Násser continuaba aspirando al liderazgo de los árabes, basándose en su política antiisraelí. En 1965 fue elegido presidente por otro mandato de seis años —tras presentarse a unas elecciones en que no había oposición—. Mantuvo lazos especialmente estrechos con Siria, y organizó la oposición contra los gobiernos árabes que intentaban adherirse a una postura moderada respecto de Israel y de Occidente. Inició incluso una larga, brutal y desdichada guerra contra sus parientes árabes del Yemen, en el suroeste de Arabia.

Finalmente, en 1967, consideró llegado el momento ideal.

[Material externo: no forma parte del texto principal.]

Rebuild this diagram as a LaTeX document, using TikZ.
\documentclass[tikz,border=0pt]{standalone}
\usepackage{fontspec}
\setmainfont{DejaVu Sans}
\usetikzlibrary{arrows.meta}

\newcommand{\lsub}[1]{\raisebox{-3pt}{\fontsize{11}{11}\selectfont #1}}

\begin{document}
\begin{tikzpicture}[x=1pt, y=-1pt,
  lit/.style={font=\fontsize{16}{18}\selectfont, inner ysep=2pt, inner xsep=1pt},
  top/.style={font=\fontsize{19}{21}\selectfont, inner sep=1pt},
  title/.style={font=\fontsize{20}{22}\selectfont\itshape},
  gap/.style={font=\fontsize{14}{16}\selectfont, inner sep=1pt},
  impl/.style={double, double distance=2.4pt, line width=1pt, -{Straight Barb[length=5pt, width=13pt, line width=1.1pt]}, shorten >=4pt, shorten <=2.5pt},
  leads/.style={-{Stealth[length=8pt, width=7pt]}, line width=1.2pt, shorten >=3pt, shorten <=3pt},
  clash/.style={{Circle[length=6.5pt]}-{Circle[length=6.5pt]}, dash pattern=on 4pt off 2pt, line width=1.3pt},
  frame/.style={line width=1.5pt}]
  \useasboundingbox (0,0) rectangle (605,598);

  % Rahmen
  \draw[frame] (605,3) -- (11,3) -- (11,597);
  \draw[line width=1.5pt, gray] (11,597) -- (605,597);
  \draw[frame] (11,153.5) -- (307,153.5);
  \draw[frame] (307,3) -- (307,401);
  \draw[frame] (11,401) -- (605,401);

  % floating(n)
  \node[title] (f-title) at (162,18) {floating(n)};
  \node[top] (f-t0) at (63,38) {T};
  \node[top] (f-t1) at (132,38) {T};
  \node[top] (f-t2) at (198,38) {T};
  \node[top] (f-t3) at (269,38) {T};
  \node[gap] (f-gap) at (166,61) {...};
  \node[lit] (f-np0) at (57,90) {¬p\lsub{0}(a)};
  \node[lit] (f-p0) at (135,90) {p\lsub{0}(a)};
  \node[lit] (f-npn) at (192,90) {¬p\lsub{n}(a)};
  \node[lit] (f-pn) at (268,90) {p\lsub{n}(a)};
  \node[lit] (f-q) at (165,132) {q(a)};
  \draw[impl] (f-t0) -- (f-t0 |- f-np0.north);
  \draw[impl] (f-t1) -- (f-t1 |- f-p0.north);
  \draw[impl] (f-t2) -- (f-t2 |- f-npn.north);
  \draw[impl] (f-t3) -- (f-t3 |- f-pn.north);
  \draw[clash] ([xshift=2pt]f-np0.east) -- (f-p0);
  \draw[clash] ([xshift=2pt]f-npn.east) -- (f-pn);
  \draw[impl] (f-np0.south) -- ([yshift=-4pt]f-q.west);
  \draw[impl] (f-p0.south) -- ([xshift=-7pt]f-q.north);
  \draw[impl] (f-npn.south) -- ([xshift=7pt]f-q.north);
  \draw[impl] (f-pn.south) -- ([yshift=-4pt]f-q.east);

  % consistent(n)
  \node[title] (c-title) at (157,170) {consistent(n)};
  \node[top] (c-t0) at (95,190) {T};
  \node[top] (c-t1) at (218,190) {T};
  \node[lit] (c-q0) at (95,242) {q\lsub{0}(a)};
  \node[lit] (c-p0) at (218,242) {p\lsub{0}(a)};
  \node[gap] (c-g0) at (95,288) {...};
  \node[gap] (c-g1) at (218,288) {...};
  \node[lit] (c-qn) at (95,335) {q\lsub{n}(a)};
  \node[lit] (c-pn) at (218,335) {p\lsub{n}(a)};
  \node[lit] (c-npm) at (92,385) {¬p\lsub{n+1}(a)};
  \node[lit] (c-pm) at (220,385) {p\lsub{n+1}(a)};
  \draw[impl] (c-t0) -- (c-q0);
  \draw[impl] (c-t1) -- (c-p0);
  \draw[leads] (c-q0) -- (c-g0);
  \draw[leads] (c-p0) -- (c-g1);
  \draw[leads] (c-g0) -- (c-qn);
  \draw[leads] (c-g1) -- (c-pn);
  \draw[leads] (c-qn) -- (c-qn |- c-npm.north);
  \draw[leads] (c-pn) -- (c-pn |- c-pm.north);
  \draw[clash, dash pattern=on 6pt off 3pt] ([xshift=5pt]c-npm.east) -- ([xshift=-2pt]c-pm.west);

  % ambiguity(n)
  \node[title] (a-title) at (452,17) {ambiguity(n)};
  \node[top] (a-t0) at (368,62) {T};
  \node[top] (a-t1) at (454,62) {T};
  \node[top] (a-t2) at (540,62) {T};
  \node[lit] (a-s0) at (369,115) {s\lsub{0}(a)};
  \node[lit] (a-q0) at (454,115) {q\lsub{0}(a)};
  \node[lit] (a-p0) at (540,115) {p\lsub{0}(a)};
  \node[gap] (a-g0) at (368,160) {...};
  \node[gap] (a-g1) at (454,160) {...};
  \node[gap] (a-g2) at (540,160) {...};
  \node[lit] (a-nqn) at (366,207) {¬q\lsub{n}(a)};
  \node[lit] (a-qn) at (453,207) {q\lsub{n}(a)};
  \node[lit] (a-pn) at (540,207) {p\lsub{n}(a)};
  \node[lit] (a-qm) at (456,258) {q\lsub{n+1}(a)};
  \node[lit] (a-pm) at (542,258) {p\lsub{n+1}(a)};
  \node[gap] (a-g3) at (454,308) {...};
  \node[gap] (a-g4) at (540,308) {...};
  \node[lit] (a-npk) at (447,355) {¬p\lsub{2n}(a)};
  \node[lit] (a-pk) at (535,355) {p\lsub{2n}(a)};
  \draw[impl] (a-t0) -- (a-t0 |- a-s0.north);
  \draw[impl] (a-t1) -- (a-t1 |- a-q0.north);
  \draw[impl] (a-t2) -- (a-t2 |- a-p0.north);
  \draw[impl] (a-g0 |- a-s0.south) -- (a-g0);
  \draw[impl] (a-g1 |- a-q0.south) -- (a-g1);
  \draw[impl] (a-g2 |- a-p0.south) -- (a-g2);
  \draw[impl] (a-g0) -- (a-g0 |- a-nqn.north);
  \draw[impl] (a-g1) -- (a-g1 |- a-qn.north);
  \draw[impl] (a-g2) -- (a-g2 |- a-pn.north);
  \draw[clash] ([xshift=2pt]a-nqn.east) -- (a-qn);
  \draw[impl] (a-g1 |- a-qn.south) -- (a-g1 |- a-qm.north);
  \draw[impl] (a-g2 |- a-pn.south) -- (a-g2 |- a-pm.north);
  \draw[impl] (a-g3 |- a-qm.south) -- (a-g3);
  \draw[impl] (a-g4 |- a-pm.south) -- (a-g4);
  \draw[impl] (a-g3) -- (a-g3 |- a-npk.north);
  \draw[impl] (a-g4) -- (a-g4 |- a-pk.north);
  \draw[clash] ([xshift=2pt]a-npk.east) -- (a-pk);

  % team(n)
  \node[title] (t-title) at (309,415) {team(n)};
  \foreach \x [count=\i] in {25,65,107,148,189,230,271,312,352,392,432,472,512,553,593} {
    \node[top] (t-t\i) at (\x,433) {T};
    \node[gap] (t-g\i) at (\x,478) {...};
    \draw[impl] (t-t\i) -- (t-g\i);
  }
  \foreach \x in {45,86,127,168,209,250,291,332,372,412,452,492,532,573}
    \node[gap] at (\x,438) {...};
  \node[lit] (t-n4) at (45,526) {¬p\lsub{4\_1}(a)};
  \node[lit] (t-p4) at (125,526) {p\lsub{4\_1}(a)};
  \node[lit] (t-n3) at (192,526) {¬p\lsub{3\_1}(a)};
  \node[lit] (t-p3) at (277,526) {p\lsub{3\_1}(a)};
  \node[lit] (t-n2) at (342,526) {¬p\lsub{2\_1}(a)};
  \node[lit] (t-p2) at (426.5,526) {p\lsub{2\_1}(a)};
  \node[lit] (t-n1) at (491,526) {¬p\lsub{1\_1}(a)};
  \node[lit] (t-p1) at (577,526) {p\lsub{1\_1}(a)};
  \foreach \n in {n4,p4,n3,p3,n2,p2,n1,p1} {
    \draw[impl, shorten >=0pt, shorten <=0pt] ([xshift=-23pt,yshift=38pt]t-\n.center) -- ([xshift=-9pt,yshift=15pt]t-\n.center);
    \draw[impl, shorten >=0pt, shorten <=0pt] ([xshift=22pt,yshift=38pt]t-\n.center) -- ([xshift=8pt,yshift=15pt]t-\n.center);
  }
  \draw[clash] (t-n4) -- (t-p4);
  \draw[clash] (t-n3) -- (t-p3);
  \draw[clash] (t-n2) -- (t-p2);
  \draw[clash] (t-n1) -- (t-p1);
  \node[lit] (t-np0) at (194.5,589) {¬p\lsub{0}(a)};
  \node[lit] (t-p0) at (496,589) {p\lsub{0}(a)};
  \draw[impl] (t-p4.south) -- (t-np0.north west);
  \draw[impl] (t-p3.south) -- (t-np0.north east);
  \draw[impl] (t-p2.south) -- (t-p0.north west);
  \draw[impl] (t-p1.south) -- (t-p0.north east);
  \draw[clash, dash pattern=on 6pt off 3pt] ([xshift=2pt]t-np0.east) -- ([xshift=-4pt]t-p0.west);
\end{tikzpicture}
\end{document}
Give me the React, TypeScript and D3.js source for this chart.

Movilizó a sus tropas, a las que concentró en la frontera con Israel, cerró la entrada sur del mar Rojo para impedir la navegación a los israelíes, y se alió con Jordania, vecino oriental de Israel. Esperaba poder empujar a Israel a atacar y después aplastar al «agresor» por el simple peso del número y de las armas.

Násser sólo vio cumplidas la mitad de sus esperanzas. Incitó a Israel a atacar el 5 de junio. Y por tercera vez, los israelíes infligieron una humillante derrota a Egipto (y también a Jordania y a Siria). Pasados seis días toda la península del Sinaí estaba en manos de Israel y sus fuerzas ocupaban la orilla oriental del canal de Suez.

Y ésta es la situación hoy en día[6]. Egipto, todavía tremendamente pobre, tiene una población de treinta millones de habitantes. El Cairo tiene ya tres millones. Es la mayor ciudad de África y una de las diez mayores ciudades del mundo. Egipto puede, con todo, desempeñar todavía un gran papel en el mundo si logra resolver sus problemas internos.

Para resolverlos, sin embargo, deberá llegar a algún tipo de acuerdo con Israel. No puede seguir basando todos sus actos en un perpetuo estado de guerra con Israel, guerra que, evidentemente, no puede ganar, mientras su pueblo se hunde cada vez más profundamente en la miseria.

Aun así, habrá que esperar todavía mucho tiempo antes de que el Próximo Oriente deje de ser un peón de la política mundial en el enfrentamiento entre las dos grandes potencias, la Unión Soviética y Estados Unidos. En el mundo de hoy, ¿puede haber paz en algún lugar hasta que no la haya en todas partes?